Птица перестала трепетать крыльями.

Успокоилась.

Он вернулся к ложу, отщипнул виноградину, кинул в рот, покатал языком.

– Ешь, – сказал он радушно. – Фрукты. Устала после стихов.

Молчание.

Бывает.

У животных это бывает. От страха некоторые из них впадают в оцепенение.

Он подождал еще немного, барабаня по столу.

– Ну? – сказал он наконец.

О боги, как же ее зовут?

– Ты выбрала?

– Да, мой господин, – сказала она еле слышно.

– Говори, говори, я слушаю.

– Продай меня, мой господин, – сказала она еле слышно.

Он машинально раздавил виноградину зубами и с отвращением сплюнул.

Экая кислятина.

– Ну что ж, – сказал он, – ты сама

Посмейся, Флакк, посмейся.

                                                   выбрала свою судьбу.

Ты старая лысая обезьяна.

Амфион, уведи ее.

Он прошелся по мраморным плитам, успокаиваясь. Заметил писца, старательно перебирающего свои рукописи.

– Продолжим, – сказал он. – «К Флакку».

И вернулся на место.

Уж того, что я объективен, ты не можешь отрицать.

– Худшим наказанием для хозяина является неблагодарный раб.

Подумал.

– Что? Не пиши этого.

Макрон.

– Пиши: из всех пороков человеческих наихудшим является неблагодарность. Написал?

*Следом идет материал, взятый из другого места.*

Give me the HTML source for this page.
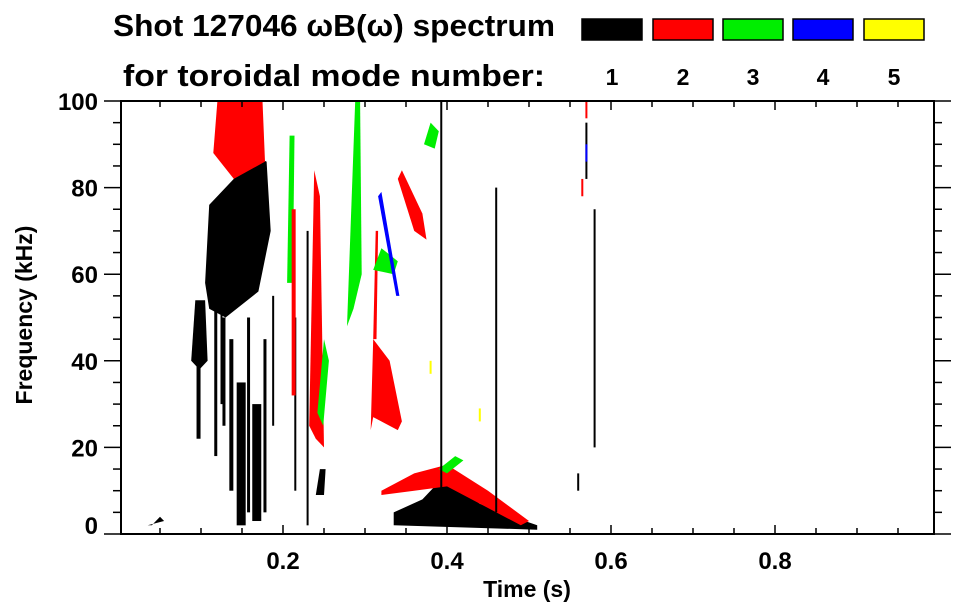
<!DOCTYPE html>
<html><head><meta charset="utf-8"><style>
html,body{margin:0;padding:0;background:#fff;}
svg{display:block;font-family:"Liberation Sans",Arial,sans-serif;font-weight:bold;}
</style></head><body>
<svg id="chart" width="963" height="615" viewBox="0 0 963 615" xmlns="http://www.w3.org/2000/svg">
<g id="marks"></g>
<g id="axes"></g>
<text x="113" y="36" font-size="31" textLength="442" lengthAdjust="spacingAndGlyphs">Shot 127046 ωB(ω) spectrum</text>
<text x="123" y="86" font-size="31" textLength="422" lengthAdjust="spacingAndGlyphs">for toroidal mode number:</text>
<g id="legend"></g>
<text x="527" y="597" font-size="23" text-anchor="middle">Time (s)</text>
<text transform="translate(32,315) rotate(-90)" font-size="23" text-anchor="middle">Frequency (kHz)</text>
</svg>
<script>
// ---- data ----
const modeNumbers = [1, 2, 3, 4, 5];
const modeColors = ["#000000", "#ff0000", "#00ee00", "#0000ff", "#ffff00"];
const xTickValues = [0.2, 0.4, 0.6, 0.8];
const xTickLabels = ["0.2", "0.4", "0.6", "0.8"];
const yTickValues = [0, 20, 40, 60, 80, 100];
const yTickLabels = ["0", "20", "40", "60", "80", "100"];
// polygon regions: mode index, time values (s), frequency values (kHz)
const regionMode = [0,0,0,0,0, 1,1,1,1,1,1, 2,2,2,2,2,2, 3];
const regionTimes = [
 [0.105,0.11,0.14,0.155,0.18,0.185,0.17,0.13,0.11],
 [0.088,0.093,0.105,0.108,0.098],
 [0.335,0.335,0.37,0.395,0.402,0.41,0.44,0.48,0.51,0.51],
 [0.24,0.245,0.252,0.25],
 [0.04,0.05,0.055,0.035],
 [0.115,0.12,0.175,0.178,0.14],
 [0.307,0.31,0.33,0.345,0.34,0.31],
 [0.34,0.345,0.37,0.375,0.36],
 [0.32,0.36,0.4,0.45,0.5,0.49,0.45,0.4,0.36,0.32],
 [0.232,0.238,0.245,0.25,0.24],
 [0.31,0.313,0.316,0.314],
 [0.278,0.288,0.294,0.296,0.286],
 [0.31,0.32,0.34,0.335],
 [0.372,0.38,0.39,0.385],
 [0.242,0.25,0.256,0.249],
 [0.205,0.208,0.214,0.212],
 [0.39,0.41,0.42,0.4],
 [0.316,0.32,0.342,0.338]
];
const regionFreqs = [
 [58,76,82,88,86,70,56,50,52],
 [40,54,54,40,38],
 [2,5,8,13,15,11,7,4,2,1],
 [9,15,15,9],
 [2,4,3,2],
 [88,100,100,86,82],
 [24,45,40,26,24,27],
 [82,84,74,68,70],
 [10,14,16,10,3,2,6,11,10,9],
 [25,84,78,20,22],
 [45,70,70,45],
 [48,100,100,60,52],
 [61,66,63,60],
 [90,95,93,89],
 [28,45,40,25],
 [58,92,92,58],
 [15,18,17,14],
 [78,79,55,55]
];
// thin streaks: mode, time, fLow, fHigh
const streakMode = [0,0,0,0,0,0,0,0,0,0,0,0,0,0,0,0,0, 1,1,1, 3,4,4];
const streakTime = [0.393,0.46,0.58,0.57,0.149,0.168,0.215,0.23,0.097,0.56,0.118,0.128,0.137,0.158,0.178,0.188,0.125, 0.213,0.565,0.57, 0.57,0.44,0.38];
const streakLow = [5,5,20,82,2,3,10,2,22,10,18,25,10,5,5,25,30, 32,78,96, 86,26,37];
const streakHigh = [100,80,75,95,35,30,50,70,42,14,55,50,45,50,45,55,55, 75,82,100, 90,29,40];
const streakWidth = [2,2,2,2,9,9,2,2,4,2,3,3,4,3,3,2,2, 4,2,2, 2,2,2];

// ---- axis functions ----
const X0 = 119, XS = 820, Y0 = 534, YS = 4.33;
const L = 121, R = 934, T = 101, B = 534;
const sx = t => X0 + XS * t;
const sy = f => Y0 - YS * f;
const NS = "http://www.w3.org/2000/svg";
function mk(tag, attrs, parent) {
  const e = document.createElementNS(NS, tag);
  for (const k in attrs) e.setAttribute(k, attrs[k]);
  parent.appendChild(e);
  return e;
}
const marks = document.getElementById('marks');
regionTimes.forEach((ts, i) => {
  const pts = ts.map((t, j) => sx(t).toFixed(1) + ',' + sy(regionFreqs[i][j]).toFixed(1)).join(' ');
  const p = mk('polygon', {points: pts, fill: modeColors[regionMode[i]]}, marks);
  
  
});
streakTime.forEach((t, i) => {
  const w = streakWidth[i];
  const r = mk('rect', {x: sx(t) - w / 2, y: sy(streakHigh[i]), width: w, height: sy(streakLow[i]) - sy(streakHigh[i]), fill: modeColors[streakMode[i]]}, marks);
  
  
});

// ---- axes ----
const axes = document.getElementById('axes');
const frame = mk('rect', {x: L, y: T, width: R - L, height: B - T, fill: 'none', stroke: '#000', 'stroke-width': 2}, axes);


for (let k = 1; k < 20; k++) {
  const t = k * 0.05;
  const x = sx(t);
  if (x <= L || x >= R) continue;
  const major = k % 4 === 0;
  const len = major ? 9 : 6;
  mk('line', {x1: x, y1: B, x2: x, y2: B - len, stroke: '#000', 'stroke-width': 1.5}, axes);
  mk('line', {x1: x, y1: T, x2: x, y2: T + len, stroke: '#000', 'stroke-width': 1.5}, axes);
}
for (let k = 0; k <= 20; k++) {
  const y = sy(k * 5);
  const major = k % 4 === 0;
  const len = major ? 17 : 8;
  mk('line', {x1: L, y1: y, x2: L - len, y2: y, stroke: '#000', 'stroke-width': 1.5}, axes);
  mk('line', {x1: R, y1: y, x2: R + len, y2: y, stroke: '#000', 'stroke-width': 1.5}, axes);
}
xTickValues.forEach((v, i) => {
  const t = mk('text', {x: sx(v), y: 569, 'font-size': 24, 'text-anchor': 'middle'}, axes);
  t.textContent = xTickLabels[i];
  
  
});
yTickValues.forEach((v, i) => {
  const yy = v === 0 ? sy(v) : sy(v) + 9;
  const t = mk('text', {x: 98, y: yy, 'font-size': 24, 'text-anchor': 'end'}, axes);
  t.textContent = yTickLabels[i];
  
  
});

// ---- legend ----
const legend = document.getElementById('legend');
const boxX = [582, 653, 723, 793, 864];
modeNumbers.forEach((m, i) => {
  const r = mk('rect', {x: boxX[i], y: 19, width: 60, height: 21, fill: modeColors[i], stroke: '#000', 'stroke-width': 1.5}, legend);
  
  
  const t = mk('text', {x: boxX[i] + 30, y: 85, 'font-size': 23, 'text-anchor': 'middle'}, legend);
  t.textContent = String(m);
  
  
});
</script>
</body></html>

– … Неблагодарность. Да, мой господин.

Давай отдохнем, старина.

Обезьяна. Но старая.

– Убери «Флакка». Приготовь ежедневник. Так.

Вздохнул.

– День прошел без происшествий. Читал Гомера. Занимался обычными государственными делами. Продал рабыню.

Подумал.

– Нет, про рабыню не надо. Достаточно.

И взмахом ладони удалил писца.


* * *


От Нового города через Предместье к Верхнему городу шла нищенка. Шла тяжело, останавливаясь поминутно и переводя дух не только из-за ведущей вверх, к Сиону, дороги, но и потому что было ей худо.

Мало ли нищенок в славном, богоизбранном Иевусе!

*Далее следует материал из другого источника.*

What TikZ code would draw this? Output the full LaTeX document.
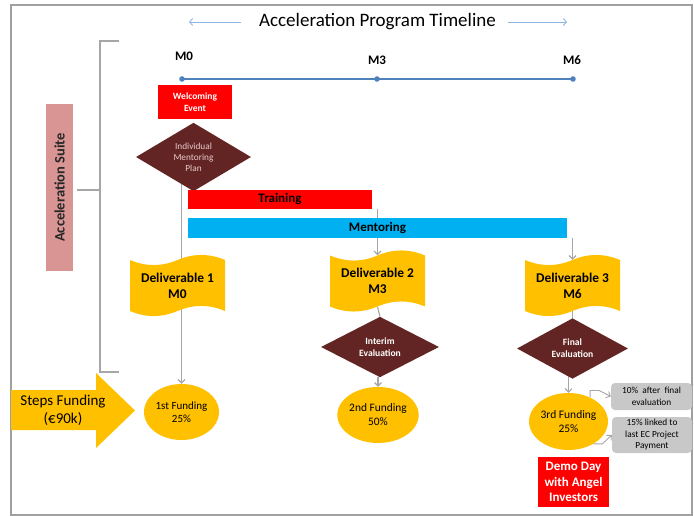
\documentclass[tikz,border=0pt]{standalone}
\usepackage{fontspec}
\setmainfont{Carlito}
\usetikzlibrary{shapes.geometric,arrows.meta,backgrounds}
\definecolor{tlblue}{HTML}{4F81BD}
\definecolor{arrblue}{HTML}{8EB4E3}
\definecolor{maroonx}{HTML}{632523}
\definecolor{goldx}{HTML}{FFC000}
\definecolor{cyanbar}{HTML}{00B0F0}
\definecolor{suitecol}{HTML}{D99594}
\definecolor{conn}{HTML}{A6A6A6}
\definecolor{boxgray}{HTML}{C8C8C8}
\definecolor{framecol}{HTML}{A0A0A0}
\definecolor{imptext}{HTML}{E6CCCC}
\newcommand\fsz[2]{\fontsize{#1}{#2}\selectfont}
\newcommand\tapeshape[2]{\begin{scope}[shift={(#1,#2)}]
 \fill[goldx] (-47.5,-25.5) .. controls (-31.7,-18.8) and (-15.8,-18.8) .. (0,-25.5)
   .. controls (15.8,-32.2) and (31.7,-32.2) .. (47.5,-25.5) -- (47.5,25.5)
   .. controls (31.7,18.8) and (15.8,18.8) .. (0,25.5)
   .. controls (-15.8,32.2) and (-31.7,32.2) .. (-47.5,25.5) -- cycle;
 \end{scope}}
\tikzset{
 connline/.style={draw=conn, line width=1.1pt},
 connarrow/.style={connline, -{Straight Barb[length=3.5pt,width=7pt]}},
 deliv/.style={align=center, font=\fsz{13.4}{16}\bfseries, minimum width=95, minimum height=51, inner sep=0},
 mlabel/.style={font=\fsz{13}{15}\bfseries},
 evaldiam/.style={diamond, fill=maroonx, text=white, font=\fsz{9.6}{12}\bfseries, align=center, inner sep=0},
 fundell/.style={ellipse, fill=goldx, align=center, inner sep=0},
 graybox/.style={rounded corners=4pt, fill=boxgray, align=center, font=\fsz{9.3}{11.5}, inner sep=0},
 bar/.style={font=\fsz{13}{15}\bfseries, inner sep=0}
}
\begin{document}
\begin{tikzpicture}[x=1pt,y=-1pt]
\useasboundingbox (0,0) rectangle (694,516);
\draw[framecol, line width=2pt] (11,5) rectangle (692,515);

% title
\node[font=\fsz{19}{22}] (title) at (377.5,22) {Acceleration Program Timeline};
\coordinate (lend) at (189,22);
\coordinate (rend) at (567,22);
\draw[arrblue, line width=0.9pt, -{Straight Barb[length=3pt,width=7pt]}] ([xshift=-15pt]title.west) -- (lend);
\draw[arrblue, line width=0.9pt, -{Straight Barb[length=3pt,width=7pt]}] ([xshift=9pt]title.east) -- (rend);

% bracket and suite
\draw[conn, line width=1.2pt] (119,41) -- (100,41) -- (100,372) -- (119,372);
\coordinate (brmid) at (100,190);
\fill[suitecol] (46,104) rectangle (73,271);
\node[rotate=90, font=\fsz{14.5}{17}\bfseries, text=black!85] (suite) at (59.5,187.5) {Acceleration Suite};
\draw[conn, line width=1.2pt] ([xshift=9pt]suite.south |- brmid) -- (brmid);

% timeline
\coordinate (m0) at (182,79);
\coordinate (m3) at (377,79);
\coordinate (m6) at (573,79);
\draw[tlblue, line width=1.5pt] (m0) -- (m3) -- (m6);
\foreach \p in {m0,m3,m6} \fill[tlblue] (\p) circle (2.8pt);
\node[mlabel] (lm0) at (184,56) {M0};
\node[mlabel] (lm3) at (377,60) {M3};
\node[mlabel] (lm6) at (572,60) {M6};

% welcoming + IMP
\node[fill=red, text=white, font=\fsz{9.5}{11.5}\bfseries, align=center, minimum width=74, minimum height=34, inner sep=0] (welcome) at (195,102) {Welcoming\\Event};
\node[diamond, fill=maroonx, text=imptext, font=\fsz{9.3}{11}, align=center, inner sep=0, minimum width=115, minimum height=54] (imp) at (193.5,157) {Individual\\Mentoring\\Plan};

% bars
\node[bar, fill=red, minimum width=184, minimum height=19] (train) at (280,199.5) {Training};
\node[bar, fill=cyanbar, minimum width=379, minimum height=20] (mentor) at (377.5,228) {Mentoring};

% deliverables
\tapeshape{177.5}{285.5}
\tapeshape{377.5}{281}
\tapeshape{572.5}{285.5}
\node[deliv] (d1) at (177.5,285.5) {Deliverable 1\\M0};
\node[deliv] (d2) at (377.5,281) {Deliverable 2\\M3};
\node[deliv] (d3) at (572.5,285.5) {Deliverable 3\\M6};

% evaluations
\node[evaldiam, minimum width=118, minimum height=54] (interim) at (380,347) {Interim\\Evaluation};
\node[evaldiam, minimum width=111, minimum height=53] (final) at (572.5,348.5) {Final\\Evaluation};

% fundings
\node[fundell, font=\fsz{11}{13}, minimum width=75, minimum height=56] (f1) at (181.5,412) {1st Funding\\25\%};
\node[fundell, font=\fsz{11.4}{14}, minimum width=76, minimum height=56] (f2) at (378,415) {2nd Funding\\50\%};
\node[fundell, font=\fsz{11.5}{14}, minimum width=77, minimum height=57] (f3) at (568.5,421.5) {3rd Funding\\25\%};

% gray boxes
\node[graybox, minimum width=81, minimum height=27] (g1) at (651.5,396.5) {10\%\ \ after\ \ final\\evaluation};
\node[graybox, minimum width=80, minimum height=36] (g2) at (652,435) {15\% linked to\\last EC Project\\Payment};
\draw[connarrow, line width=0.9pt] (f3.48) -- ++(0,-7) -- ++(9,0) -- (g1.west);
\draw[connarrow, line width=0.9pt] (f3.-42) -- ++(9,0) -- (g2.west);

% demo day
\node[fill=red, text=white, font=\fsz{13}{15.5}\bfseries, align=center, minimum width=71, minimum height=50, inner sep=0] (demo) at (573.5,482) {Demo Day\\with Angel\\Investors};

% steps funding arrow
\fill[goldx] (11,390) -- (96,390) -- (96,373) -- (135,410.5) -- (96,448) -- (96,430) -- (11,430) -- cycle;
\node[font=\fsz{15}{18}, align=center] (steps) at (63,410) {Steps Funding\\(€90k)};

% connectors behind
\begin{pgfonlayer}{background}
\draw[connarrow] (imp.center -| f1.north) -- (f1.north);
\draw[connarrow] (train.south east -| d2.north) -- (d2.north);
\draw[connline] (d2.south) -- (interim.north);
\draw[connarrow] (interim.south -| f2.north) -- (f2.north);
\draw[connarrow] (mentor.south east -| d3.north) -- (d3.north);
\draw[connline] (d3.south) -- (final.north);
\draw[connarrow] (final.center -| f3.north) -- (f3.north);
\end{pgfonlayer}
\end{tikzpicture}
\end{document}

Но эта отличалась от прочих.

Во-первых, она была не местная. Но внимательный наблюдатель не отнес бы ее ни к самарянке, ибо не было на ней простой синей или белой накидки со скромной вышивкой, ни к сирийке при отсутствии покрывала на голове и яркой безрукавки, ни к эллинке, обычно одетой в платье в талию или сарафан с передником и закрывающей голову платком. На ней же была голубая когда-то юбка, сейчас вылинявшая от частых стирок, и голубая же и так же вылинявшая накидка. И никаких украшений, если не считать блеклого высохшего цветка, подколотого простой медной булавкой у левого плеча.

Во-вторых, она не предлагала погадать за деньги или просто кусок хлеба, не рассказывала душераздирающих историй о семерых детях, умирающих от голода и болезней, не читала стихи, не пела на заказ и не танцевала. Она даже не предлагала себя встречным мужчинам, хотя внимательный наблюдатель сделал бы вывод, что до того, как ее коснулась нужда, она была красавицей. Она просто говорила:

– Дай мне хлеба, добрый человек.

И, получив кусок, благодарила, называя подателя воистину добрым человеком. А того, кто отказывал ей, тоже благодарила, хотя добрым человеком больше не называла.

Но чаще она спрашивала о чудотворце, который ходит среди людей и лечит их от разных болезней, лечит бескорыстно, не беря за это ни лепты. Над ней смеялись, ибо считали, что нужда ослабила ее рассудок, и она хочет посредством чуда вернуть себе молодость, красоту, а с ними и достаток. Ее ругали, грозя побить камнями за кощунственные речи в священном городе иудеев. Но обычно презрительно отворачивались и проходили мимо молча.

Чтобы потом обернуться и посмотреть ей вслед.

Что-то в ней было, западающее в душу. Что-то было в ней, отличающее от несчетных других нищенок – с ввалившимися щеками, заострившимся носом, сбитыми в кровь босыми ногами и огрубелыми от работы и холодной воды руками.